GOAL OF THE EXERCISE ▸ Go through the material and write it all out exactly, minus the pictures.

##### DATA LINES #####

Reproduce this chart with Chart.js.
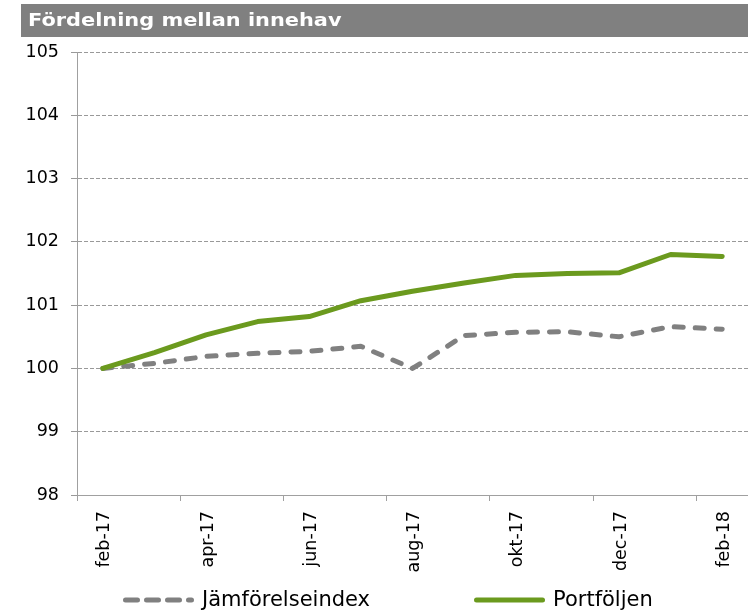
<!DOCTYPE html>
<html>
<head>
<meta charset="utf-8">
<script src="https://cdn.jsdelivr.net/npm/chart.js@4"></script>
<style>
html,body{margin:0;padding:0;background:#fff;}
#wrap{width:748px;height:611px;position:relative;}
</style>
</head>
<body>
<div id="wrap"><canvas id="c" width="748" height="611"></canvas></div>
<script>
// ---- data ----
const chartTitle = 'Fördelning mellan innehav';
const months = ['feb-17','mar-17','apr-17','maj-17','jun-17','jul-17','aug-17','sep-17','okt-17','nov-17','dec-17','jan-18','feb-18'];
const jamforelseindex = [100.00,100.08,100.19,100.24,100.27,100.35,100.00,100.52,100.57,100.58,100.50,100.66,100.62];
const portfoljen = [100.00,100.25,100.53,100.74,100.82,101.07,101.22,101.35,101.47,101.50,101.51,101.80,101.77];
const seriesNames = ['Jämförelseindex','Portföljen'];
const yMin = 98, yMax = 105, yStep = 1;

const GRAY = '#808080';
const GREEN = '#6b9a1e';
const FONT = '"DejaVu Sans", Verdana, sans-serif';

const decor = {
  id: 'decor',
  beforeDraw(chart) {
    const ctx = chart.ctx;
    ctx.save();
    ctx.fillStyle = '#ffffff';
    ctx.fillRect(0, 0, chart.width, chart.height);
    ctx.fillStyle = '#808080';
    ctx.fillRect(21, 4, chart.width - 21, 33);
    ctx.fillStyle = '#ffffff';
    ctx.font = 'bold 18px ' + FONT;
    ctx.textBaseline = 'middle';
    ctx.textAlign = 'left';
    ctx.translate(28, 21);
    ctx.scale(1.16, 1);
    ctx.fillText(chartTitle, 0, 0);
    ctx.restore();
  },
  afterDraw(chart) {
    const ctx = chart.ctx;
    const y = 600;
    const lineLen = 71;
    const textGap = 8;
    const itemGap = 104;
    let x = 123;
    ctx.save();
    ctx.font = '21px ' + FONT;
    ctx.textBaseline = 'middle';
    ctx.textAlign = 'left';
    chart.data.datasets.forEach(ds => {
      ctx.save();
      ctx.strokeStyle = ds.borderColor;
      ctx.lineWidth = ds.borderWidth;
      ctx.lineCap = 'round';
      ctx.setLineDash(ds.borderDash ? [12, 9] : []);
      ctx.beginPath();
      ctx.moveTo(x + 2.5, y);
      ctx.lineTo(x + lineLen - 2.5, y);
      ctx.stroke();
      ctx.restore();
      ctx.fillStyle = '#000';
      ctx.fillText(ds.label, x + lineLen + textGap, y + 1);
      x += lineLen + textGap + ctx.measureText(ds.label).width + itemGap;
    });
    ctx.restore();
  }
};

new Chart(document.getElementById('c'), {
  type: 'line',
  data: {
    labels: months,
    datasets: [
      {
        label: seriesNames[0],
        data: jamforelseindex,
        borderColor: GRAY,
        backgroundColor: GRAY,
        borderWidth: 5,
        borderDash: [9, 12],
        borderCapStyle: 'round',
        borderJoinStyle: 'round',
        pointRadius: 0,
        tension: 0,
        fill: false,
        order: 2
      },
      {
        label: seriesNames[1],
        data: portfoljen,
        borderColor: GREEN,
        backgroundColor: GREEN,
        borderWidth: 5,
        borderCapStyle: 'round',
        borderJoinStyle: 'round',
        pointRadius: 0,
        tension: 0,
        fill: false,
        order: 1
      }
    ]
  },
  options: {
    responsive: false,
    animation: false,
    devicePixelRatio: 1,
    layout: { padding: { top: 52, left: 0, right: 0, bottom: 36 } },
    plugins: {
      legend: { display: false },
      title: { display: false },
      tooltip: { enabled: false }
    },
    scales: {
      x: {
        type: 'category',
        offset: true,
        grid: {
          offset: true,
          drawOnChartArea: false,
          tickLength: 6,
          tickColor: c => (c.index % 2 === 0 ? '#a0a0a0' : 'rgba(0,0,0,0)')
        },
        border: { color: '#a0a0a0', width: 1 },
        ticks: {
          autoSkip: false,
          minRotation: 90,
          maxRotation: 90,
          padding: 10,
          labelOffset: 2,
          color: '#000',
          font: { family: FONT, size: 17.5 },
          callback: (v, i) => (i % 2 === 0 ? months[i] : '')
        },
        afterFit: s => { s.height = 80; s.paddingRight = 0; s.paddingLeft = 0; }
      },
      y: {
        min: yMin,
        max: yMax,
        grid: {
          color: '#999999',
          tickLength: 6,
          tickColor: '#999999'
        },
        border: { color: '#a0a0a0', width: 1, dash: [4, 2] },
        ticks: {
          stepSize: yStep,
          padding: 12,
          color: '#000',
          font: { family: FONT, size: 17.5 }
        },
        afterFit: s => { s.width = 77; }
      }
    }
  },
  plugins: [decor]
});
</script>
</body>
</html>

#####

RESPONSE TO THIS EXERCISE ▸
Reproduce this chart with Chart.js.
<!DOCTYPE html>
<html>
<head>
<meta charset="utf-8">
<script src="https://cdn.jsdelivr.net/npm/chart.js@4"></script>
<style>
html,body{margin:0;padding:0;background:#fff;}
#wrap{width:748px;height:611px;position:relative;}
</style>
</head>
<body>
<div id="wrap"><canvas id="c" width="748" height="611"></canvas></div>
<script>
// ---- data ----
const chartTitle = 'Fördelning mellan innehav';
const months = ['feb-17','mar-17','apr-17','maj-17','jun-17','jul-17','aug-17','sep-17','okt-17','nov-17','dec-17','jan-18','feb-18'];
const jamforelseindex = [100.00,100.08,100.19,100.24,100.27,100.35,100.00,100.52,100.57,100.58,100.50,100.66,100.62];
const portfoljen = [100.00,100.25,100.53,100.74,100.82,101.07,101.22,101.35,101.47,101.50,101.51,101.80,101.77];
const seriesNames = ['Jämförelseindex','Portföljen'];
const yMin = 98, yMax = 105, yStep = 1;

const GRAY = '#808080';
const GREEN = '#6b9a1e';
const FONT = '"DejaVu Sans", Verdana, sans-serif';

const decor = {
  id: 'decor',
  beforeDraw(chart) {
    const ctx = chart.ctx;
    ctx.save();
    ctx.fillStyle = '#ffffff';
    ctx.fillRect(0, 0, chart.width, chart.height);
    ctx.fillStyle = '#808080';
    ctx.fillRect(21, 4, chart.width - 21, 33);
    ctx.fillStyle = '#ffffff';
    ctx.font = 'bold 18px ' + FONT;
    ctx.textBaseline = 'middle';
    ctx.textAlign = 'left';
    ctx.translate(28, 21);
    ctx.scale(1.16, 1);
    ctx.fillText(chartTitle, 0, 0);
    ctx.restore();
  },
  afterDraw(chart) {
    const ctx = chart.ctx;
    const y = 600;
    const lineLen = 71;
    const textGap = 8;
    const itemGap = 104;
    let x = 123;
    ctx.save();
    ctx.font = '21px ' + FONT;
    ctx.textBaseline = 'middle';
    ctx.textAlign = 'left';
    chart.data.datasets.forEach(ds => {
      ctx.save();
      ctx.strokeStyle = ds.borderColor;
      ctx.lineWidth = ds.borderWidth;
      ctx.lineCap = 'round';
      ctx.setLineDash(ds.borderDash ? [12, 9] : []);
      ctx.beginPath();
      ctx.moveTo(x + 2.5, y);
      ctx.lineTo(x + lineLen - 2.5, y);
      ctx.stroke();
      ctx.restore();
      ctx.fillStyle = '#000';
      ctx.fillText(ds.label, x + lineLen + textGap, y + 1);
      x += lineLen + textGap + ctx.measureText(ds.label).width + itemGap;
    });
    ctx.restore();
  }
};

new Chart(document.getElementById('c'), {
  type: 'line',
  data: {
    labels: months,
    datasets: [
      {
        label: seriesNames[0],
        data: jamforelseindex,
        borderColor: GRAY,
        backgroundColor: GRAY,
        borderWidth: 5,
        borderDash: [9, 12],
        borderCapStyle: 'round',
        borderJoinStyle: 'round',
        pointRadius: 0,
        tension: 0,
        fill: false,
        order: 2
      },
      {
        label: seriesNames[1],
        data: portfoljen,
        borderColor: GREEN,
        backgroundColor: GREEN,
        borderWidth: 5,
        borderCapStyle: 'round',
        borderJoinStyle: 'round',
        pointRadius: 0,
        tension: 0,
        fill: false,
        order: 1
      }
    ]
  },
  options: {
    responsive: false,
    animation: false,
    devicePixelRatio: 1,
    layout: { padding: { top: 52, left: 0, right: 0, bottom: 36 } },
    plugins: {
      legend: { display: false },
      title: { display: false },
      tooltip: { enabled: false }
    },
    scales: {
      x: {
        type: 'category',
        offset: true,
        grid: {
          offset: true,
          drawOnChartArea: false,
          tickLength: 6,
          tickColor: c => (c.index % 2 === 0 ? '#a0a0a0' : 'rgba(0,0,0,0)')
        },
        border: { color: '#a0a0a0', width: 1 },
        ticks: {
          autoSkip: false,
          minRotation: 90,
          maxRotation: 90,
          padding: 10,
          labelOffset: 2,
          color: '#000',
          font: { family: FONT, size: 17.5 },
          callback: (v, i) => (i % 2 === 0 ? months[i] : '')
        },
        afterFit: s => { s.height = 80; s.paddingRight = 0; s.paddingLeft = 0; }
      },
      y: {
        min: yMin,
        max: yMax,
        grid: {
          color: '#999999',
          tickLength: 6,
          tickColor: '#999999'
        },
        border: { color: '#a0a0a0', width: 1, dash: [4, 2] },
        ticks: {
          stepSize: yStep,
          padding: 12,
          color: '#000',
          font: { family: FONT, size: 17.5 }
        },
        afterFit: s => { s.width = 77; }
      }
    }
  },
  plugins: [decor]
});
</script>
</body>
</html>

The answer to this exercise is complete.